Why are these results notable? How does it advance the state-of-the-art in the field of computational linguistics?
Rakesh: We aimed to demonstrate how large-scale data for the TE task can be developed for low-resource languages, without undergoing costly and time consuming human annotations. We hope our findings will encourage other researchers to pursue similar approaches to address data scarcity issues in popular, yet understudied, languages.

The new regularization constraint and joint training objective we proposed have resulted in improvements in the state-of-the-art performance for TE and classification tasks on four Hindi datasets, and was also able to tackle the inconsistency problem. We expect these approaches to be more generally useful for improving TE and text classification tasks in various domains, such as sentiment analysis, news categorization, and identifying discourse modes.

Session 14C Social Media & Computational Social Science II
Sunday, December 6, 2020 (15:20-15:35, UTC+8)


Point-of-Interest Type Inference from Social Media Text
Danae Sánchez Villegas (University of Sheffield), Daniel Preoţiuc-Pietro (Bloomberg), Nikolaos Aletras (University of Sheffield)

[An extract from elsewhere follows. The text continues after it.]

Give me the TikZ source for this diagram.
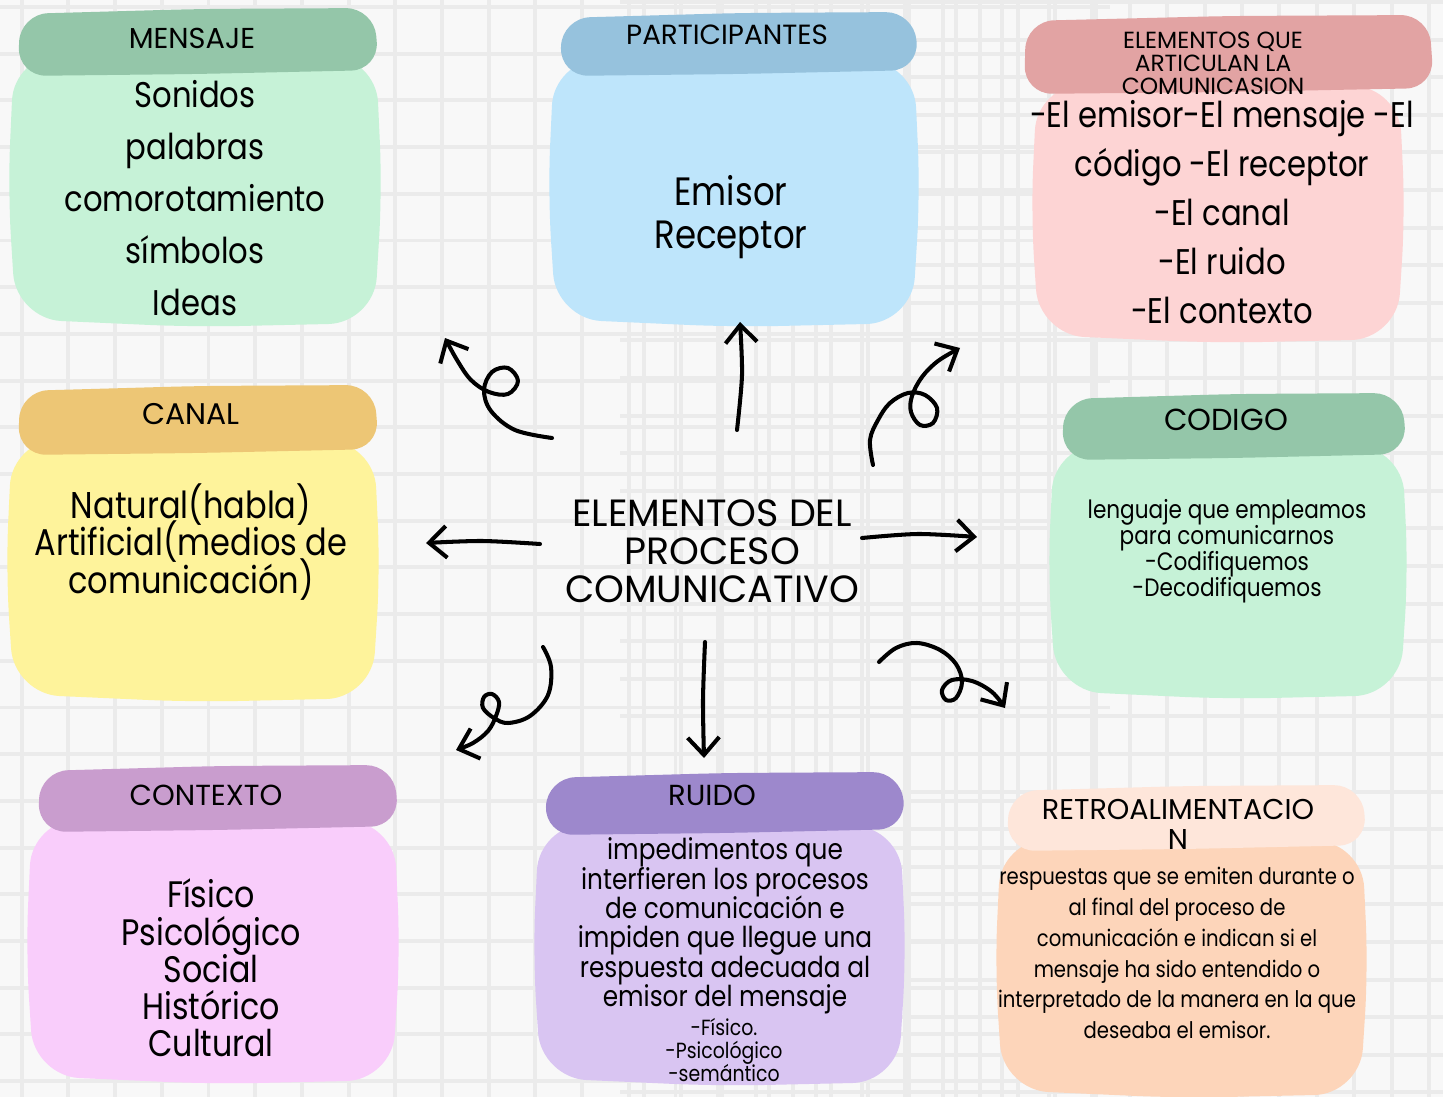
\documentclass[tikz,border=0pt]{standalone}
\usepackage{fontspec}
\setmainfont{Poppins}[FakeStretch=0.86]
\newfontfamily\mayus{Poppins}
\usetikzlibrary{arrows.meta}
\setlength{\lineskiplimit}{-100pt}

\definecolor{fondo}{HTML}{F8F8F8}
\definecolor{rejilla}{HTML}{EBEBEB}
\definecolor{verdeA}{HTML}{94C6A9}
\definecolor{verdeB}{HTML}{C6F2D7}
\definecolor{azulA}{HTML}{96C2DD}
\definecolor{azulB}{HTML}{BEE5FB}
\definecolor{rojoA}{HTML}{E2A3A3}
\definecolor{rojoB}{HTML}{FDD4D4}
\definecolor{amarA}{HTML}{EDC675}
\definecolor{amarB}{HTML}{FEF39B}
\definecolor{rosaA}{HTML}{C99DCE}
\definecolor{rosaB}{HTML}{F9CDFB}
\definecolor{moraA}{HTML}{9D88CC}
\definecolor{moraB}{HTML}{D9C5F2}
\definecolor{nara}{HTML}{FEE6DA}
\definecolor{naraB}{HTML}{FDD5BA}

% cuerpo de la caja: x1 y1 x2 y2 color
\newcommand{\cuerpo}[5]{%
  \fill[#5,rounded corners=26pt] (#1+4,#2) -- ({(#1+#3)/2},#2-3) -- (#3-4,#2+2)
    -- (#3+2,{(#2+#4)/2}) -- (#3-6,#4-2) -- ({(#1+#3)/2},#4+2) -- (#1+6,#4-6)
    -- (#1-2,{(#2+#4)/2}) -- cycle;}
% cinta del titulo: x1 y1 x2 y2 color
\newcommand{\cinta}[5]{%
  \fill[#5,rounded corners=16pt] (#1+2,#2+6) -- ({(#1+#3)/2},#2+1) -- (#3-4,#2)
    -- (#3+1,#4-6) -- ({(#1+#3)/2},#4-2) -- (#1,#4) -- cycle;}

\begin{document}
\begin{tikzpicture}[x=0.02cm,y=-0.02cm,
    titulo/.style={align=center,inner sep=0pt,font=\mayus\fontsize{16.4}{18}\selectfont},
    texto/.style={align=center,inner sep=0pt},
    flecha/.style={line width=2.3pt,line cap=round,line join=round,
      -{Straight Barb[length=10pt,width=18pt]}}]
  \useasboundingbox (0,0) rectangle (1443,1097);
  \fill[fondo] (0,0) rectangle (1443,1097);
  \foreach \i in {0,...,23}{
    \draw[rejilla,line width=2.2pt] ({21.7+46.7*\i},0) -- ({21.7+46.7*\i},1097);
    \draw[rejilla,line width=2.2pt] (0,{7+46.7*\i}) -- (1110,{7+46.7*\i});
  }
  \foreach \i in {0,...,21}
    \draw[rejilla,line width=2.2pt] ({1429-37.4*\i},0) -- ({1429-37.4*\i},1097);
  \foreach \i in {0,...,29}
    \draw[rejilla,line width=2.2pt] (620,{2+37.6*\i}) -- (1443,{2+37.6*\i});

  \cuerpo{10}{55}{380}{325}{verdeB}
  \cinta{18}{8}{378}{76}{verdeA}
  \cuerpo{550}{60}{918}{325}{azulB}
  \cinta{560}{12}{918}{76}{azulA}
  \cuerpo{1033}{85}{1403}{341}{rojoB}
  \cinta{1024}{15}{1433}{94}{rojoA}
  \cuerpo{8}{440}{378}{700}{amarB}
  \cinta{18}{385}{378}{455}{amarA}
  \cuerpo{1050}{445}{1406}{697}{verdeB}
  \cinta{1062}{393}{1406}{460}{verdeA}
  \cuerpo{28}{820}{398}{1082}{rosaB}
  \cinta{38}{765}{398}{832}{rosaA}
  \cuerpo{535}{825}{904}{1084}{moraB}
  \cinta{545}{772}{905}{835}{moraA}
  \cuerpo{997}{840}{1366}{1096}{naraB}
  \cinta{1007}{785}{1366}{851}{nara}

  \node[titulo] (mensaje) at (192,38) {MENSAJE};
  \node[texto,font=\fontsize{20.3}{29.5}\selectfont] (sonidos) at (195,198)
    {Sonidos\\palabras\\comorotamiento\\símbolos\\Ideas};
  \node[titulo,font=\mayus\fontsize{15.8}{18}\selectfont] (partic) at (727,35) {PARTICIPANTES};
  \node[texto,font=\fontsize{22.5}{24.4}\selectfont] (emisor) at (731,217) {Emisor\\Receptor};
  \node[texto,font=\mayus\fontsize{13.3}{13}\selectfont] (articulan) at (1213,63)
    {ELEMENTOS QUE\\ARTICULAN LA\\COMUNICASION};
  \node[texto,font=\fontsize{20.3}{28}\selectfont] (lista) at (1222,212)
    {-El emisor-El mensaje -El\\código -El receptor\\-El canal\\-El ruido\\-El contexto};
  \node[titulo,font=\mayus\fontsize{17}{18}\selectfont] (canal) at (191,414) {CANAL};
  \node[texto,font=\fontsize{21.2}{21.5}\selectfont] (natural) at (191,542)
    {Natural(habla)\\Artificial(medios de\\comunicación)};
  \node[titulo,font=\mayus\fontsize{17.3}{19}\selectfont] (codigo) at (1226,420) {CODIGO};
  \node[texto,font=\fontsize{14.3}{14.7}\selectfont] (lenguaje) at (1227,551)
    {lenguaje que empleamos\\para comunicarnos\\-Codifiquemos\\-Decodifiquemos};
  \node[titulo,font=\mayus\fontsize{16.5}{18}\selectfont] (contexto) at (206,795) {CONTEXTO};
  \node[texto,font=\fontsize{21}{21.2}\selectfont] (fisico) at (211,968)
    {Físico\\Psicológico\\Social\\Histórico\\Cultural};
  \node[titulo,font=\mayus\fontsize{16.5}{18}\selectfont] (ruido) at (712,795) {RUIDO};
  \node[texto,font=\fontsize{16.4}{16.7}\selectfont] (impedimentos) at (725,926)
    {impedimentos que\\interfieren los procesos\\de comunicación e\\impiden que llegue una\\respuesta adecuada al\\emisor del mensaje};
  \node[texto,font=\fontsize{12.5}{13.3}\selectfont] (tipos) at (724,1050)
    {-Físico.\\-Psicológico\\-semántico};
  \node[texto,font=\mayus\fontsize{16.3}{17}\selectfont] (retro) at (1178,824)
    {RETROALIMENTACIO\\N};
  \node[texto,font=\fontsize{13}{17.6}\selectfont] (respuestas) at (1177,953)
    {respuestas que se emiten durante o\\al final del proceso de\\comunicación e indican si el\\mensaje ha sido entendido o\\interpretado de la manera en la que\\deseaba el emisor.};
  \node[texto,font=\mayus\fontsize{21.6}{21.5}\selectfont] (centro) at (712,551)
    {ELEMENTOS DEL\\PROCESO\\COMUNICATIVO};

  \coordinate (c1) at (552,438); \coordinate (m1) at (445,338);
  \coordinate (c2) at (737,430); \coordinate (p2) at (740,322);
  \coordinate (c3) at (873,465); \coordinate (e3) at (960,348);
  \coordinate (c4) at (540,544); \coordinate (k4) at (426,543);
  \coordinate (c5) at (862,538); \coordinate (d5) at (977,537);
  \coordinate (c6) at (543,647); \coordinate (x6) at (456,750);
  \coordinate (c7) at (705,642); \coordinate (r7) at (704,758);
  \coordinate (c8) at (879,662); \coordinate (f8) at (1005,708);

  \draw[flecha] plot[smooth,tension=0.6] coordinates {(c1) (515,430) (491,411) (484,390)
    (492,372) (508,368) (518,381) (508,394) (489,392) (471,380) (457,360) (m1)};
  \draw[flecha] plot[smooth] coordinates {(c2) (742,375) (p2)};
  \draw[flecha] plot[smooth,tension=0.6] coordinates {(c3) (870,440) (878,420) (890,403)
    (908,393) (925,395) (937,408) (933,423) (920,425) (911,412) (912,396) (922,377)
    (938,361) (e3)};
  \draw[flecha] plot[smooth] coordinates {(c4) (482,541) (k4)};
  \draw[flecha] plot[smooth] coordinates {(c5) (918,534) (d5)};
  \draw[flecha] plot[smooth,tension=0.6] coordinates {(c6) (551,667) (548,695) (530,716)
    (508,723) (494,718) (483,708) (484,697) (492,694) (499,702) (496,716) (488,731)
    (473,743) (x6)};
  \draw[flecha] plot[smooth] coordinates {(c7) (703,700) (r7)};
  \draw[flecha] plot[smooth,tension=0.6] coordinates {(c8) (896,648) (917,643) (940,650)
    (956,664) (962,682) (956,698) (946,700) (942,690) (952,680) (972,681) (992,692) (f8)};
\end{tikzpicture}
\end{document}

Please summarize your research.
Daniel: The proliferation of mobile connected devices enables the publication of social media content from a variety of physical places — or points of interest. The type of place shapes the content published from itand, in turn, this content gives a glimpse into the place’s atmosphere.

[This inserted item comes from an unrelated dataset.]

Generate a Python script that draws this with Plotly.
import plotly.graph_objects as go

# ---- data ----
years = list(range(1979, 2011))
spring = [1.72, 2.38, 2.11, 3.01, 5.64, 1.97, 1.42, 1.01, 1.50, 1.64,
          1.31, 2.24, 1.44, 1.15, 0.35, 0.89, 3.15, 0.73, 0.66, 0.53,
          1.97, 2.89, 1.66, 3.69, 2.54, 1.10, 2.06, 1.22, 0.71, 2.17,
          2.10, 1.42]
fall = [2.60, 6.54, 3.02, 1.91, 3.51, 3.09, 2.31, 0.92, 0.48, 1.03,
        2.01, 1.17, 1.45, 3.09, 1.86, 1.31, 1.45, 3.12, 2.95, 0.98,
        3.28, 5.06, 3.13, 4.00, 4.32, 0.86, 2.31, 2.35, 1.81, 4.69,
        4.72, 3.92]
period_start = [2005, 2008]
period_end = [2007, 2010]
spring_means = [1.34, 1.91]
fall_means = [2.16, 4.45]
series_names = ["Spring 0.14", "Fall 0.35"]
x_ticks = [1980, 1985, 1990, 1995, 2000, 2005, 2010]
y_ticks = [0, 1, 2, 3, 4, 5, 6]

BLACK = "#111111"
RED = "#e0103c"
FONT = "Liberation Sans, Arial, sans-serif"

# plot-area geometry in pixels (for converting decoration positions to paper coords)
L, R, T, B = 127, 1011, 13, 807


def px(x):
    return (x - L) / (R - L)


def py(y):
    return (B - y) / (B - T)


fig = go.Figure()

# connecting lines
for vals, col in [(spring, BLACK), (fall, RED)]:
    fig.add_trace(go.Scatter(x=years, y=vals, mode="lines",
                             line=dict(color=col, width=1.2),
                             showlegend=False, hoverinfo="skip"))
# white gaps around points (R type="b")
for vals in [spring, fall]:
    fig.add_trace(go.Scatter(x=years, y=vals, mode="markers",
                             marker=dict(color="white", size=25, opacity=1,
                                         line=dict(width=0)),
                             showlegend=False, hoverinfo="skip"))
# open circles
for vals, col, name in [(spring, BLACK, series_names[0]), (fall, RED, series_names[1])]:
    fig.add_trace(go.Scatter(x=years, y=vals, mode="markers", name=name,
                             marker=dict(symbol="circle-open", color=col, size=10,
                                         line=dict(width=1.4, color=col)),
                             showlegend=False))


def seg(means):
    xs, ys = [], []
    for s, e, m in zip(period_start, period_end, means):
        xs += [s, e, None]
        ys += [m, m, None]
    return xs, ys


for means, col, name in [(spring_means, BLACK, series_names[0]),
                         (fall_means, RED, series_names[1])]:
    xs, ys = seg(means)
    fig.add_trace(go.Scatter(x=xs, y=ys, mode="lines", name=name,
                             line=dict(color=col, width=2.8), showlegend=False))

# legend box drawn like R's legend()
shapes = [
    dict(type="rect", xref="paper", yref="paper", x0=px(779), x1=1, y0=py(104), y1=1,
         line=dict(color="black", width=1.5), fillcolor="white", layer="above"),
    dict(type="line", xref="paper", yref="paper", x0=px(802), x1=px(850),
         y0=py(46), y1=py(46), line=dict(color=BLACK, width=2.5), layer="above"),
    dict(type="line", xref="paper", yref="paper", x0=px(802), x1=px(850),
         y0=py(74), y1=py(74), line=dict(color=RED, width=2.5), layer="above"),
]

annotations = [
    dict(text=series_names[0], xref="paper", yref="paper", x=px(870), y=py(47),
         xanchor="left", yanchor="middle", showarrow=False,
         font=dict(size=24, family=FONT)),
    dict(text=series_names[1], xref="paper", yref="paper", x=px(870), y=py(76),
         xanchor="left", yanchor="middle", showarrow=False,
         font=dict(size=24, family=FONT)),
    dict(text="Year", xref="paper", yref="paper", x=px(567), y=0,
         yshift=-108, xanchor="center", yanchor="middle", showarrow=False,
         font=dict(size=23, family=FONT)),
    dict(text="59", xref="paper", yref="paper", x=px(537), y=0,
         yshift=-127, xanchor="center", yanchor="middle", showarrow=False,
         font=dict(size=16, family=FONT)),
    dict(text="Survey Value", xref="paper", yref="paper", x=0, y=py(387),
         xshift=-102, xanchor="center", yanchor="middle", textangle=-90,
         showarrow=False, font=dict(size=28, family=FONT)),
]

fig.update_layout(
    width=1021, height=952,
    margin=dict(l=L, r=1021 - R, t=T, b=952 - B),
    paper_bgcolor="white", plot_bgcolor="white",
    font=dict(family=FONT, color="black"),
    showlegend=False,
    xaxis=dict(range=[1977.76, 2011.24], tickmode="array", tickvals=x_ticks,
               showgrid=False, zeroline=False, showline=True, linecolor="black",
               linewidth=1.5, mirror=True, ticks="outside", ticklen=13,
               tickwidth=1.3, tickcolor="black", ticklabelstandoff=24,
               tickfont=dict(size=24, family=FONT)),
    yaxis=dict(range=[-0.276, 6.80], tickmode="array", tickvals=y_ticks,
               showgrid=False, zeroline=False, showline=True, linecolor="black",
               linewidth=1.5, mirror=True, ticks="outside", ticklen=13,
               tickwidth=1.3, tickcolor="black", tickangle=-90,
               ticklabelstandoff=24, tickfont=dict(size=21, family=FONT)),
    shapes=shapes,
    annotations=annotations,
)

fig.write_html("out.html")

Place categories with sample tweets

Category

Sample Tweet

Arts & Entertainment

i’m back in central park . this place gives me war flashbacks now lol

College & University

currently visiting my dream school 😥 🧡

Food

Some Breakfast, it’s only right! #LA

Great Outdoors

Sorry Southport, Billy is dishing out donuts at #donutfest today. See you next weekend!

Nightlife Spot

Chicago really needs to step up their Aloha shirt game. Only a few of us dressed “appropriately” tonight.:) 🗿🌴🌺

Professional & Other Places

Leaving the news station after a long day

Shop & Service

Came to get an old fashioned tape measures and a button for my coat

Travel & Transport

Shoutout to anyone currently on the way to the APCE Annual Event in Louisville, KY! #APCE2018

 

This paper studies the language used in eight different types of places, such as restaurants, offices, or the outdoors. Through large-scale linguistic analysis, we show that text posted from a place (e.g., ‘outdoor places’) can mention specific place types (e.g., ‘beach’ or ‘island’), activities performed there (e.g., ‘hike’ or ‘swim’), feelings about the place (e.g., ‘beautiful’) or moments associated with that place (e.g., ‘sunset’).

The paper also demonstrates that we can predict with 43.67 Macro F1 accuracy one of eight place types from the language used in a single tweet by using modern Transformer-based methods.

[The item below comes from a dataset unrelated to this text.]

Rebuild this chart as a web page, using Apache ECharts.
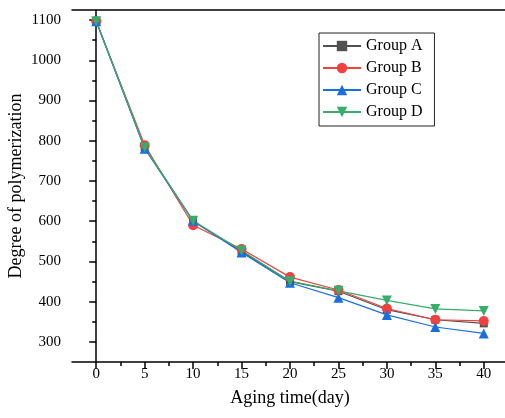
<!DOCTYPE html>
<html>
<head>
<meta charset="utf-8">
<script src="https://cdn.jsdelivr.net/npm/echarts@6/dist/echarts.min.js"></script>
<style>html,body{margin:0;padding:0;background:#fff;}#c{width:505px;height:418px;}</style>
</head>
<body>
<div id="c"></div>
<script>
var days = [0, 5, 10, 15, 20, 25, 30, 35, 40];
var groupA = [1097, 784, 600, 525, 450, 426, 380, 355, 346];
var groupB = [1097, 789, 590, 531, 461, 429, 383, 355, 352];
var groupC = [1097, 780, 601, 522, 447, 410, 367, 337, 321];
var groupD = [1097, 783, 601, 527, 451, 427, 403, 382, 377];
var xTicks = [0, 5, 10, 15, 20, 25, 30, 35, 40];
var xMinorTicks = [2.5, 7.5, 12.5, 17.5, 22.5, 27.5, 32.5, 37.5];
var yTicks = [300, 400, 500, 600, 700, 800, 900, 1000, 1100];
var yMinorTicks = [350, 450, 550, 650, 750, 850, 950, 1050];

var FONT = "'Liberation Serif', 'Times New Roman', serif";
var names = ['Group A', 'Group B', 'Group C', 'Group D'];
var colors = ['#515151', '#F14040', '#1A6FDF', '#37AD6B'];
var symbols = ['rect', 'circle', 'triangle', 'triangle'];
var rotates = [0, 0, 0, 180];
var sizes = [8, 10, 10, 10];
var values = [groupA, groupB, groupC, groupD];

function pairs(v) { return days.map(function (d, i) { return [d, v[i]]; }); }
function plain(v) { return String(v); }

var chart = echarts.init(document.getElementById('c'), null, { renderer: 'canvas' });
var axisLine = { show: true, lineStyle: { color: '#000', width: 1.5 } };
chart.setOption({
  animation: false,
  backgroundColor: '#fff',
  grid: { left: 72, top: 10, right: -3, bottom: 56, containLabel: false, outerBoundsMode: 'none', show: false },
  legend: {
    orient: 'vertical', left: 319, top: 33,
    padding: [5, 12, 6, 3], itemGap: 6, itemWidth: 38, itemHeight: 13,
    borderColor: '#222', borderWidth: 1,
    textStyle: { fontFamily: FONT, fontSize: 16, color: '#000' },
    data: names
  },
  xAxis: [{
    type: 'value', min: -2.5, max: 42.5, position: 'bottom',
    name: 'Aging time(day)', nameLocation: 'middle', nameGap: 27, nameMoveOverlap: false,
    nameTextStyle: { fontFamily: FONT, fontSize: 18, color: '#000' },
    axisLine: axisLine, splitLine: { show: false },
    axisTick: { show: true, inside: false, length: 7, lineStyle: { color: '#000', width: 1.5 }, customValues: xTicks },
    axisLabel: { fontFamily: FONT, fontSize: 15, color: '#000', margin: 5, customValues: xTicks, formatter: plain }
  }, {
    type: 'value', min: -2.5, max: 42.5, position: 'bottom',
    axisLine: { show: false }, splitLine: { show: false },
    axisTick: { show: true, inside: false, length: 4, lineStyle: { color: '#000', width: 1.5 }, customValues: xMinorTicks },
    axisLabel: { show: false }
  }, {
    type: 'value', min: -2.5, max: 42.5, position: 'top',
    axisLine: axisLine, splitLine: { show: false },
    axisTick: { show: false }, axisLabel: { show: false }
  }],
  yAxis: [{
    type: 'value', min: 250, max: 1125, position: 'left',
    name: 'Degree of polymerization', nameLocation: 'middle', nameGap: 47, nameMoveOverlap: false,
    nameTextStyle: { fontFamily: FONT, fontSize: 18, color: '#000' },
    axisLine: axisLine, splitLine: { show: false },
    axisTick: { show: true, inside: false, length: 7, lineStyle: { color: '#000', width: 1.5 }, customValues: yTicks },
    axisLabel: { fontFamily: FONT, fontSize: 15, color: '#000', margin: 11, customValues: yTicks, formatter: plain }
  }, {
    type: 'value', min: 250, max: 1125, position: 'left',
    axisLine: { show: false }, splitLine: { show: false },
    axisTick: { show: true, inside: false, length: 4, lineStyle: { color: '#000', width: 1.5 }, customValues: yMinorTicks },
    axisLabel: { show: false }
  }],
  series: names.map(function (n, i) {
    return {
      name: n, type: 'line', xAxisIndex: 0, yAxisIndex: 0,
      data: pairs(values[i]),
      symbol: symbols[i], symbolSize: sizes[i], symbolRotate: rotates[i],
      showAllSymbol: true,
      lineStyle: { color: colors[i], width: 1.2 },
      itemStyle: { color: colors[i] }
    };
  })
});
</script>
</body>
</html>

Why are these results notable? How does it advance the state-of-the-art in the field of computational linguistics?
Daniel: The paper is the first to study the relationship between language used at a location and type information associated with the point of interest. It presents a method and dataset in which tweets are associated with Foursquare’s location metadata, which indicates from where they have been posted. We believe this dataset and initial analysis will pave the way for research into how places impact user expression. Practically, being able to infer the place type from the text could help geographers and social scientists study mobility patterns and how people interact with places in real-time, something that would be important for studying the spread of COVID-19 and its impact on businesses and society.